Your objective :: Determine how many lines include "that". Give the number and nothing else.

# # #

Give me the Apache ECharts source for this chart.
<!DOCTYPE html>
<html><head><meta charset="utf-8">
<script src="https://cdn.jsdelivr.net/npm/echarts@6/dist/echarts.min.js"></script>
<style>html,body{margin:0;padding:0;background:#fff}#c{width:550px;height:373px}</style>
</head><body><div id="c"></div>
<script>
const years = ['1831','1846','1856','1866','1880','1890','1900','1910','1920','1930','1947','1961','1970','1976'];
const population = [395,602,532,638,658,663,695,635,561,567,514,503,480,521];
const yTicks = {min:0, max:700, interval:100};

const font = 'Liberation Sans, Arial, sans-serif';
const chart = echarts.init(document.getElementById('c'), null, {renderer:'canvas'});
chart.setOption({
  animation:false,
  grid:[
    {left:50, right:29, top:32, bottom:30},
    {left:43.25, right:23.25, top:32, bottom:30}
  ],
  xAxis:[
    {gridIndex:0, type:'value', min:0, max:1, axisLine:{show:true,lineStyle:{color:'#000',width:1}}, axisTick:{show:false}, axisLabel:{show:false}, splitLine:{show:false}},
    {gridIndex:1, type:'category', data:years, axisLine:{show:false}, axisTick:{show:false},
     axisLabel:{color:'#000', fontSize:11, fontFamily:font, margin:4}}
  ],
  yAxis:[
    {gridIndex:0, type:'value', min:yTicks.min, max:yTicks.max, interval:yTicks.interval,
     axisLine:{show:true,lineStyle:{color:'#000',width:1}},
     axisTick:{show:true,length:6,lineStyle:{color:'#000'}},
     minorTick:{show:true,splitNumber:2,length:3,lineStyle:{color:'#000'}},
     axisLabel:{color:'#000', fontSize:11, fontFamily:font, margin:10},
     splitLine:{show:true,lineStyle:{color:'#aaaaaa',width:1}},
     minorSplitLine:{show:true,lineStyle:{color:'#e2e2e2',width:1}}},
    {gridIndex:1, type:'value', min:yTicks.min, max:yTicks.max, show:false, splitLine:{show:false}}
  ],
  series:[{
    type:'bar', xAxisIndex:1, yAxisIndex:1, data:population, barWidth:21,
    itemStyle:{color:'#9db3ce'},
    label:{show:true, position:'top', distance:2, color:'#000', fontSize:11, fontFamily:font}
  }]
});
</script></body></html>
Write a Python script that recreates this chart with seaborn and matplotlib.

# # #

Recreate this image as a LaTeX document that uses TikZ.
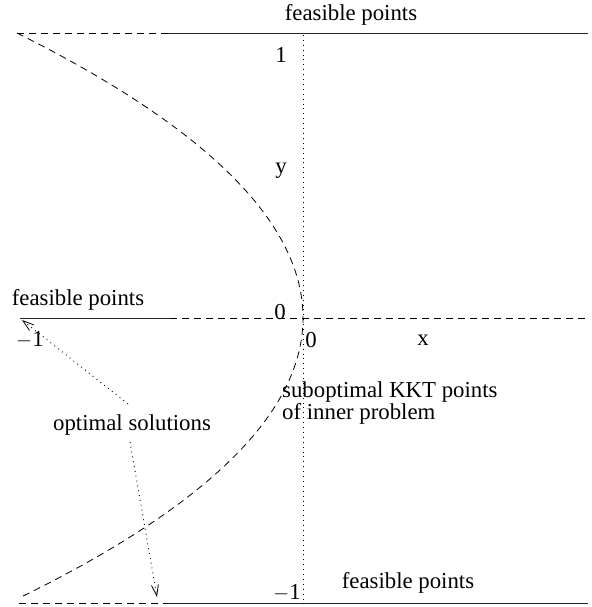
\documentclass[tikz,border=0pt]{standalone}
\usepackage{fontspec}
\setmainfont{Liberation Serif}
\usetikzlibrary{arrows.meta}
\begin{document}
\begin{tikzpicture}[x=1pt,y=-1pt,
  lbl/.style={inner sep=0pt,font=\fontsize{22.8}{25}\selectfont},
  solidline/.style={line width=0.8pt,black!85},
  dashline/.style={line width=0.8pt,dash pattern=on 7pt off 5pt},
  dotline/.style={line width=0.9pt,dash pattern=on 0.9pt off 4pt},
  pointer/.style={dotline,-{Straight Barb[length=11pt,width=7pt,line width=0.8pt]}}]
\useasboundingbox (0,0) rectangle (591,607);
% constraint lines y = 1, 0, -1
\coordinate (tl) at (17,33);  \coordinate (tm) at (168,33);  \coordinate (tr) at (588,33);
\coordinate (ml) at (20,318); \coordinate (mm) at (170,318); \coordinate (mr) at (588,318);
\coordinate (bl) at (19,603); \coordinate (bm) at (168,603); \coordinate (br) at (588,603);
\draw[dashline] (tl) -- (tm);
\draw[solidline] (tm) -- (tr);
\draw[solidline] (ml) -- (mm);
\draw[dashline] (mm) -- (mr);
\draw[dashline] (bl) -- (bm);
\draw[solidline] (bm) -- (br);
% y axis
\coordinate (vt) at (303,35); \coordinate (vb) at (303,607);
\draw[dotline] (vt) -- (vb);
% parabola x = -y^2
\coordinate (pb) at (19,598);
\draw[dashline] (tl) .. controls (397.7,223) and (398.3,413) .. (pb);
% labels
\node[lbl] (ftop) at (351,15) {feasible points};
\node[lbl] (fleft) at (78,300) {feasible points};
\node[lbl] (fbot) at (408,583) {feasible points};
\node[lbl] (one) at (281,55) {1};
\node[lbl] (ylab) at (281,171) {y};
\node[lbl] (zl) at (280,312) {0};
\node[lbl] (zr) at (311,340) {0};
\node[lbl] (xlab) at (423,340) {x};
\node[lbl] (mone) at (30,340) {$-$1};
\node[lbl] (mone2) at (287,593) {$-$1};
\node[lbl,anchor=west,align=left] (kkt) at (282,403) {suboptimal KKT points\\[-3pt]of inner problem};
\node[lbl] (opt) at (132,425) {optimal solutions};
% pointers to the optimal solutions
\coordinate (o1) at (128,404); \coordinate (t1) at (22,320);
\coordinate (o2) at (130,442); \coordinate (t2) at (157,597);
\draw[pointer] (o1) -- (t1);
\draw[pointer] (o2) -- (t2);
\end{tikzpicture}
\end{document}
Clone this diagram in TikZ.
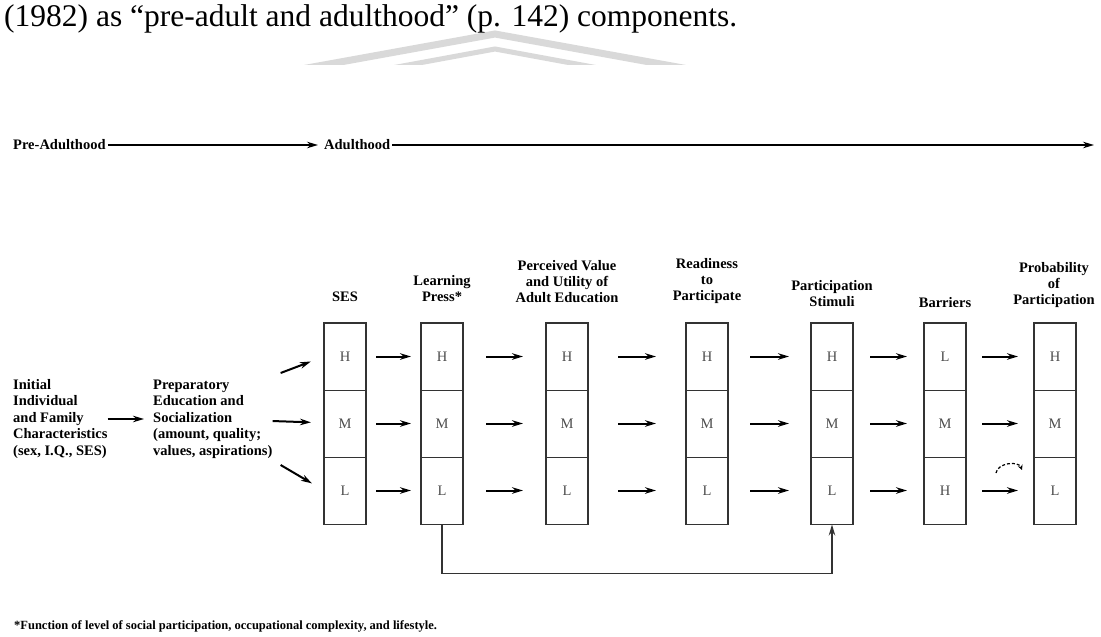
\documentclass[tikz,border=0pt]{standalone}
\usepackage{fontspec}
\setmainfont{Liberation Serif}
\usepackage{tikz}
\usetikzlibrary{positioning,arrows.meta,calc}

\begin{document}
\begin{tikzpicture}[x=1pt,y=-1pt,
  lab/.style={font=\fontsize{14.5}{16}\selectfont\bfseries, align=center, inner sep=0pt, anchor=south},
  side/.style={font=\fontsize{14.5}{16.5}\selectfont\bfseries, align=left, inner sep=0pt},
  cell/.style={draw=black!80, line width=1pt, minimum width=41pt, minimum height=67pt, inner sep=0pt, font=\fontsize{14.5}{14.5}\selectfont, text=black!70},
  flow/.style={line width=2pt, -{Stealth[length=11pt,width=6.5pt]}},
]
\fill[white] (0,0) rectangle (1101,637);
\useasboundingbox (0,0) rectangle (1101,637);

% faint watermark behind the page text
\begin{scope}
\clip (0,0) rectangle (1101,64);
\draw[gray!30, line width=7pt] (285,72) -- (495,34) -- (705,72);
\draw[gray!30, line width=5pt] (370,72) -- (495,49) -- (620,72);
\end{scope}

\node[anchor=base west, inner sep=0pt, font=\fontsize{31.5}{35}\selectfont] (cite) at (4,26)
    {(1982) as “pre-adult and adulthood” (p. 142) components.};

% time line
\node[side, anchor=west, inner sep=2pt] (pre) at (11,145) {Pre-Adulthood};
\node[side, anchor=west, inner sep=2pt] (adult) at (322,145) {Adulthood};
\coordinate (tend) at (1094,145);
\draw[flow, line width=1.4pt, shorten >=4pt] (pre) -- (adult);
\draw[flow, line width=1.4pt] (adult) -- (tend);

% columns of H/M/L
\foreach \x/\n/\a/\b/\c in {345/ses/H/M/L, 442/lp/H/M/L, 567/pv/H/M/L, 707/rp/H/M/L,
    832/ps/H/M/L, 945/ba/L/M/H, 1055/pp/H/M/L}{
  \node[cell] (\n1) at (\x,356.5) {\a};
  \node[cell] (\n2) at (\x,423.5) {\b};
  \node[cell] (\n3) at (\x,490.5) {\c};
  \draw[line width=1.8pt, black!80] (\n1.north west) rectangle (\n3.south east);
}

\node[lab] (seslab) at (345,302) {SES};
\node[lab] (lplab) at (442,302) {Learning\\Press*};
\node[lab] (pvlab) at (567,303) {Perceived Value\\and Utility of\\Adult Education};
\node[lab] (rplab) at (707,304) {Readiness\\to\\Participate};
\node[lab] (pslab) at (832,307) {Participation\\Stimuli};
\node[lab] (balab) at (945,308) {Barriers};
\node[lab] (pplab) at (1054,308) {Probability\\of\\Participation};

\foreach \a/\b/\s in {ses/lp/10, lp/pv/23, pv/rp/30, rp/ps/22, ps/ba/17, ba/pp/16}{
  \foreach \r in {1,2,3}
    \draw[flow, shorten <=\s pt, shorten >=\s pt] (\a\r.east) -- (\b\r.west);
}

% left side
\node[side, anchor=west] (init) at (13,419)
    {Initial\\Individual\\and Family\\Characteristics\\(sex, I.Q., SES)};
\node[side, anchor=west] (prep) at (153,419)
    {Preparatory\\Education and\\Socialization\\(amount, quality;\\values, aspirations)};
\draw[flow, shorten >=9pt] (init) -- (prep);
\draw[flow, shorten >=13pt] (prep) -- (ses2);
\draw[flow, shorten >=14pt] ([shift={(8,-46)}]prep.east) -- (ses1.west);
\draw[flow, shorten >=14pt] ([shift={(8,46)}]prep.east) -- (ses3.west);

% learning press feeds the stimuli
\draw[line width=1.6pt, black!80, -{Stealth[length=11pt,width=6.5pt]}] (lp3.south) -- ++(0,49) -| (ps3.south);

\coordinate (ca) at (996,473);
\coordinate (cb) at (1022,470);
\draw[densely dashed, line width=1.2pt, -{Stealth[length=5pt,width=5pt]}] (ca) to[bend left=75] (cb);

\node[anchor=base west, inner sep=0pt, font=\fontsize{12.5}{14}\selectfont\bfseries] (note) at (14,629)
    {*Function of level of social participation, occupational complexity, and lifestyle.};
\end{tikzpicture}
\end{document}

# # #

The reply :: 2